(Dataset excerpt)
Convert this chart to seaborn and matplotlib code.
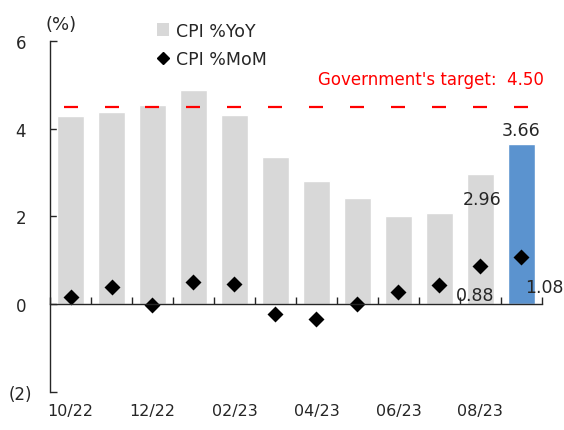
import numpy as np
import matplotlib
matplotlib.use("Agg")
import matplotlib.pyplot as plt
import seaborn as sns
from matplotlib.patches import Patch
from matplotlib.lines import Line2D

months = ['10/22', '11/22', '12/22', '01/23', '02/23', '03/23',
          '04/23', '05/23', '06/23', '07/23', '08/23', '09/23']
cpi_yoy = [4.30, 4.37, 4.55, 4.89, 4.31, 3.35, 2.81, 2.43, 2.00, 2.07, 2.96, 3.66]
cpi_mom = [0.16, 0.39, -0.02, 0.51, 0.45, -0.23, -0.34, 0.01, 0.27, 0.44, 0.88, 1.08]
target = 4.50
shown_labels = ['10/22', '12/22', '02/23', '04/23', '06/23', '08/23']

sns.set_style("white")
plt.rcParams['font.family'] = ['DejaVu Sans']

txt = '#262626'
bar_colors = ['#d8d8d8'] * (len(months) - 1) + ['#5b93cf']

fig = plt.figure(figsize=(5.64, 4.31), dpi=100)
ax = fig.add_axes([0.0887, 0.0882, 0.872, 0.8144])

sns.barplot(x=months, y=cpi_yoy, hue=months, palette=bar_colors, legend=False,
            width=0.66, ax=ax, saturation=1)
sns.pointplot(x=months, y=cpi_mom, color='black', marker='D', linestyle='none',
              markersize=6.5, errorbar=None, ax=ax)

# government target as dashes centred on each month
ax.plot(range(len(months)), [target] * len(months), linestyle='none', marker='_',
        markersize=9.5, markeredgewidth=1.6, color='#ff0000')
ax.text(11.55, target + 0.42, f"Government's target:  {target:.2f}", color='#ff0000',
        ha='right', va='bottom', fontsize=12)

# value labels for the latest two months
ax.text(11, cpi_yoy[11] + 0.1, f"{cpi_yoy[11]:.2f}", ha='center', va='bottom',
        color=txt, fontsize=12.5)
ax.text(10.05, cpi_yoy[10] - 0.36, f"{cpi_yoy[10]:.2f}", ha='center', va='top',
        color=txt, fontsize=12.5)
ax.text(9.88, cpi_mom[10] - 0.68, f"{cpi_mom[10]:.2f}", ha='center', va='center',
        color=txt, fontsize=12.5)
ax.text(11.1, cpi_mom[11] - 0.68, f"{cpi_mom[11]:.2f}", ha='left', va='center',
        color=txt, fontsize=12.5)

ax.set_xlim(-0.5, len(months) - 0.5)
ax.set_ylim(-2, 6)
ax.set_yticks([-2, 0, 2, 4, 6])
ax.set_yticklabels(['(2)', '0', '2', '4', '6'], ha='center')
ax.tick_params(axis='y', left=True, direction='in', length=5, width=1, pad=21,
               labelsize=12, colors=txt)
ax.set_xlabel('')
ax.set_ylabel('')

# x axis line sits at zero, with ticks between months
ax.spines['bottom'].set_position(('data', 0))
ax.spines['bottom'].set_color(txt)
ax.spines['bottom'].set_linewidth(1)
ax.set_xticks(np.arange(-0.5, len(months), 1))
ax.set_xticklabels([])
ax.tick_params(axis='x', bottom=True, top=False, direction='in', length=5, width=1,
               color=txt)
for s in ['top', 'right']:
    ax.spines[s].set_visible(False)
ax.spines['left'].set_color(txt)
ax.spines['left'].set_linewidth(1)

# month labels along the bottom
lab = ax.secondary_xaxis('bottom')
lab.set_xticks([months.index(m) for m in shown_labels])
lab.set_xticklabels(shown_labels)
lab.tick_params(length=0, pad=8, labelsize=11.5, colors=txt)
lab.spines['bottom'].set_visible(False)

ax.text(-0.01, 1.047, '(%)', transform=ax.transAxes, fontsize=13, color=txt,
        ha='left', va='center')

handles = [Patch(facecolor='#d8d8d8', edgecolor='none'),
           Line2D([], [], linestyle='none', marker='D', color='black', markersize=6)]
ax.legend(handles, ['CPI %YoY', 'CPI %MoM'], loc='upper left',
          bbox_to_anchor=(0.185, 1.1), frameon=False, fontsize=12.5,
          handlelength=0.7, handleheight=0.8, handletextpad=0.4, labelspacing=0.6,
          labelcolor=txt)

fig.savefig('out.png', dpi=100)
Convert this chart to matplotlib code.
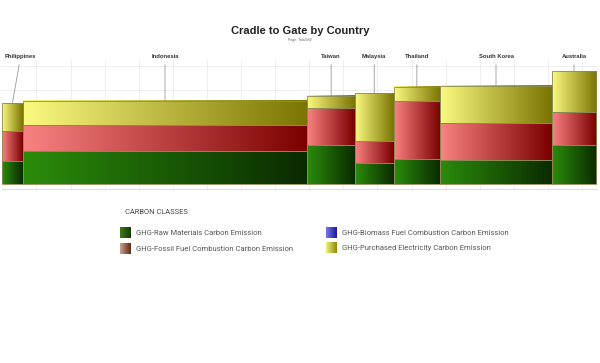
import numpy as np
import matplotlib
matplotlib.use("Agg")
from matplotlib import pyplot as plt
from matplotlib.colors import LinearSegmentedColormap

plt.rcParams["font.family"] = ["Liberation Sans", "DejaVu Sans"]

countries = ["Philippines", "Indonesia", "Taiwan", "Malaysia", "Thailand", "South Korea", "Australia"]
widths = [20.4, 284.6, 47.7, 38.5, 46.7, 111.6, 44.4]
raw_materials = [19.8, 28.3, 33.2, 18.1, 21.5, 20.4, 33.2]
fossil_fuel = [25.5, 21.9, 31.2, 18.5, 48.8, 31.7, 28.3]
biomass_fuel = [0, 0, 0, 0, 0, 0, 0]
electricity = [23.8, 20.7, 10.5, 40.6, 12.5, 31.7, 34.6]

classes = [
    "GHG-Raw Materials Carbon Emission",
    "GHG-Fossil Fuel Combustion Carbon Emission",
    "GHG-Biomass Fuel Combustion Carbon Emission",
    "GHG-Purchased Electricity Carbon Emission",
]

bar_cmaps = [
    LinearSegmentedColormap.from_list("raw", ["#2b8c0b", "#0a2a01"]),
    LinearSegmentedColormap.from_list("fossil", ["#f98282", "#7a0000"]),
    LinearSegmentedColormap.from_list("bio", ["#8a8aff", "#20209a"]),
    LinearSegmentedColormap.from_list("elec", ["#fbfa80", "#7a7402"]),
]
swatch_cmaps = [
    LinearSegmentedColormap.from_list("raw_s", ["#3e7a1e", "#163a04"]),
    LinearSegmentedColormap.from_list("fossil_s", ["#d0a090", "#5a2a18"]),
    LinearSegmentedColormap.from_list("bio_s", ["#7878f0", "#1a1a90"]),
    LinearSegmentedColormap.from_list("elec_s", ["#f2f27a", "#8a8a08"]),
]

grad = np.linspace(0, 1, 256).reshape(1, -1)

fig = plt.figure(figsize=(6, 3.63), dpi=100)
ax = fig.add_axes([2.3 / 600, 1 - 190 / 363, 595.7 / 600, 130 / 363])

lefts = np.concatenate([[0], np.cumsum(widths)[:-1]])
series = [raw_materials, fossil_fuel, biomass_fuel, electricity]
bottoms = np.zeros(len(countries))
for vals, cmap in zip(series, bar_cmaps):
    vals = np.array(vals, dtype=float)
    for x0, w, b, v in zip(lefts, widths, bottoms, vals):
        if v <= 0:
            continue
        ax.imshow(grad, extent=(x0, x0 + w, b, b + v), cmap=cmap, aspect="auto",
                  interpolation="bicubic", zorder=2)
    ax.bar(lefts, vals, width=widths, bottom=bottoms, align="edge", fill=False,
           edgecolor="#8c8a55", linewidth=0.6, zorder=3)
    bottoms = bottoms + vals

xmax = 595.7
ax.set_xlim(0, xmax)
ax.set_ylim(-5.1, 105.5)
for gx in np.arange(34.1, xmax, 34.1):
    ax.axvline(gx, color="#ebebeb", linewidth=0.6, zorder=0)
for gy in np.arange(0, 105, 20):
    ax.axhline(gy, color="#ebebeb", linewidth=0.6, zorder=0)
ax.axhline(-4.6, color="#dedede", linewidth=0.8, zorder=0)
ax.set_xticks([])
ax.set_yticks([])
for s in ax.spines.values():
    s.set_visible(False)

# country labels with leader lines
centers = lefts + np.array(widths) / 2
for i, (name, cx, top) in enumerate(zip(countries, centers, bottoms)):
    tx = cx if i > 0 else cx + 8
    ax.annotate(name, xy=(cx, top), xytext=(tx, 1.025),
                textcoords=("data", "axes fraction"), ha="center", va="center",
                fontsize=4.2, fontweight="bold", color="#333333",
                arrowprops=dict(arrowstyle="-", color="#999999", lw=0.6,
                                shrinkA=2, shrinkB=0),
                annotation_clip=False)

fig.text(0.5, 1 - 31 / 363, "Cradle to Gate by Country", ha="center", va="center",
         fontsize=8, fontweight="bold", color="#222222")
fig.text(0.5, 1 - 40 / 363, "Page: Total kW", ha="center", va="center",
         fontsize=2.5, color="#666666")

# legend
lg = fig.add_axes([0, 0, 1, 1], zorder=-1)
lg.axis("off")
lg.text(125, 213, "CARBON CLASSES", fontsize=5.4, color="#444444", va="center",
        family=["Roboto", "DejaVu Sans"])
spots = [(120, 233), (120, 249), (326, 233), (326, 248)]
for (sx, sy), label, cmap in zip(spots, classes, swatch_cmaps):
    lg.imshow(grad, extent=(sx, sx + 11, sy + 5.5, sy - 5.5), cmap=cmap,
              aspect="auto", interpolation="bicubic")
    lg.text(sx + 16, sy, label, fontsize=5.5, color="#555555", va="center",
            family=["Roboto", "DejaVu Sans"])
lg.set_xlim(0, 600)
lg.set_ylim(363, 0)

fig.savefig("out.png", dpi=100)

TO DO -> Leave out any pictures and return exactly the lines from the beginning of the data through the line with "ax = fig.add_axes([0.0887, 0.0882, 0.872, 0.8144])", inclusive.

TASK ANSWER ->
Convert this chart to seaborn and matplotlib code.
import numpy as np
import matplotlib
matplotlib.use("Agg")
import matplotlib.pyplot as plt
import seaborn as sns
from matplotlib.patches import Patch
from matplotlib.lines import Line2D

months = ['10/22', '11/22', '12/22', '01/23', '02/23', '03/23',
          '04/23', '05/23', '06/23', '07/23', '08/23', '09/23']
cpi_yoy = [4.30, 4.37, 4.55, 4.89, 4.31, 3.35, 2.81, 2.43, 2.00, 2.07, 2.96, 3.66]
cpi_mom = [0.16, 0.39, -0.02, 0.51, 0.45, -0.23, -0.34, 0.01, 0.27, 0.44, 0.88, 1.08]
target = 4.50
shown_labels = ['10/22', '12/22', '02/23', '04/23', '06/23', '08/23']

sns.set_style("white")
plt.rcParams['font.family'] = ['DejaVu Sans']

txt = '#262626'
bar_colors = ['#d8d8d8'] * (len(months) - 1) + ['#5b93cf']

fig = plt.figure(figsize=(5.64, 4.31), dpi=100)
ax = fig.add_axes([0.0887, 0.0882, 0.872, 0.8144])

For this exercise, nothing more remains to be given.